Mid-Missouri DSA: Socialist Organizing in the Middle of the Middle

by Eric O. Scott

“Whether it was from management, a coworker, or a customer, when was the last time you faced sexual harassment at work?”

“I don’t know if this is rhetorical, but: a customer – today. Every day.”

This was the start of a conversation in a Facebook group dedicated to organizing restaurant workers in Columbia, Missouri, a college town of about 120,000 people. In this online space, restaurant and other service workers discuss different aspects of their working conditions (e.g., “When was the last time you worked sick?” “Does your employer make you cover the cost of a dine and dash?”), and compare notes on how workers are treated across the community. Workers also discuss ideas on how to improve conditions. An in-person meeting is planned for November, where these initial conversations will be a catalyst to organizing a class of workers that most unions would consider impossible to organize.

The restaurant workers campaign is the first project of Mid-Missouri DSA’s Labor Working Group, one of several DSA working groups pursuing community organizing goals in Columbia and nearby Jefferson City. The Electoral Working Group has focused on education regarding the slate of ballot propositions in Missouri’s November elections, while the Queer Socialists Working Group has researched recent state-level legislation impacting the lives of queer people in Missouri. Behind the scenes, a dedicated group of volunteers reserves venues, sends emails, and communicates with DSA National to get official organizing committee status.

Oh yes – Mid-Missouri DSA isn’t technically an official organizing committee yet, having only recently had the chance to initiate that process with DSA National. Regardless, the nascent chapter is moving full-steam ahead to build an organization that advocates socialist principles and policies in the middle of the Midwest.

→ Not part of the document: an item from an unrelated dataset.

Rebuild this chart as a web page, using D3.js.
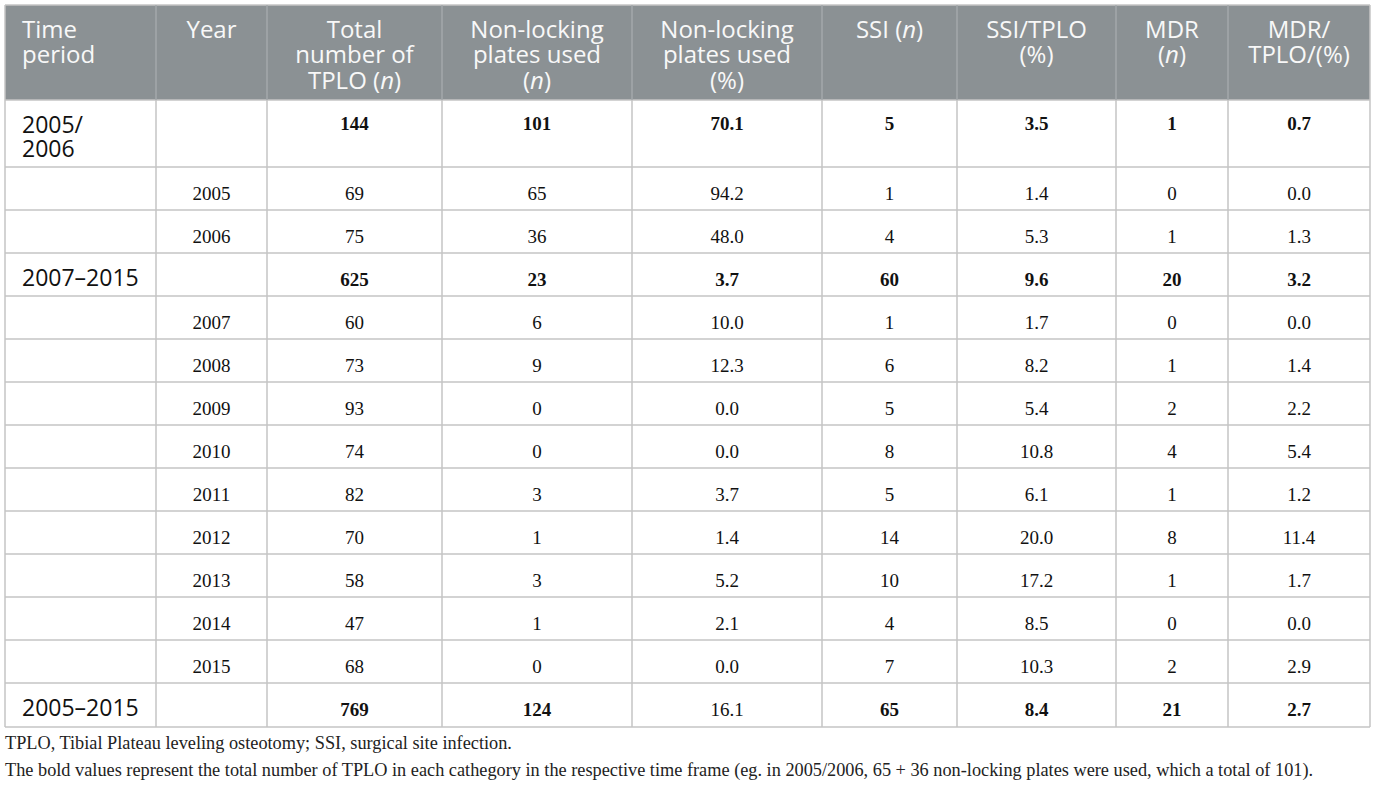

Over the past twenty years, Missouri’s national image has steadily moved to the right, to the point that it is now regularly considered a “red state.” At first glance there is ample evidence to support this: the GOP currently has supermajority control of the state legislature and Trump won Missouri by 18 points. While it would be easy for the Left to write off Missouri as a lost cause outside of the urban strongholds of St. Louis and Kansas City, recent events show the state’s politics are more complicated than the pundits suggest.

The Republican supermajority, with aid from Eric Greitens, the since-deposed and disgraced governor, passed Right-to-Work (RTW) legislation immediately after coming into session in 2017. In response, using an obscure state law provision, organized labor blocked RTW by collecting over 300,000 signatures to send RTW to the ballot. Despite the GOP’s attempt to depress turnout by moving the RTW election from November to August, two-thirds of Missouri voters (a great many of whom otherwise voted in the Republican primary) voted to overturn RTW. In other words, the people of Missouri did not just reject RTW, they crushed it.

Looking forward, on the November ballot, there are propositions for wide-ranging ethics and gerrymandering reform, a minimum-wage increase, and the legalization of medical marijuana. All of these measures, which came from citizen organizing efforts outside the Democratic Party, stand a good chance of passing. Even with the GOP’s stranglehold on the legislature, there is clearly room for politics that put activism and organizing at the forefront to achieve leftist aims.

This is the environment into which Mid-Missouri DSA has entered. Our first meeting was scheduled for a room with a capacity of 20 people. By the time the meeting actually happened, we had changed venues twice, and more than 75 people attended. There is an undeniable demand for democratic socialist politics here, and especially for a socialism that prioritizes community organizing.

That’s not to say that everything has gone smoothly. Some working groups which attracted strong initial interest, including Anti-Racism and Education, have failed to lead to viable plans for action. Working out the organization’s actual logistics has also been an issue, in particular keeping lines of communication open and ensuring tasks are accomplished without bylaws to enumerate a defined organizational structure.

That said, those growing pains speak to Mid-Missouri DSA’s potential to make real change in the community. There is a tremendous opportunity, right here in the middle of “red state America.” It is up to our chapter to seize it.

One member of the Labor Working Group, who is a restaurant worker himself, explained why he felt joining DSA was the right call. “I was tired of feeling unrepresented,” he said. “And then I heard about this, and I had hope.”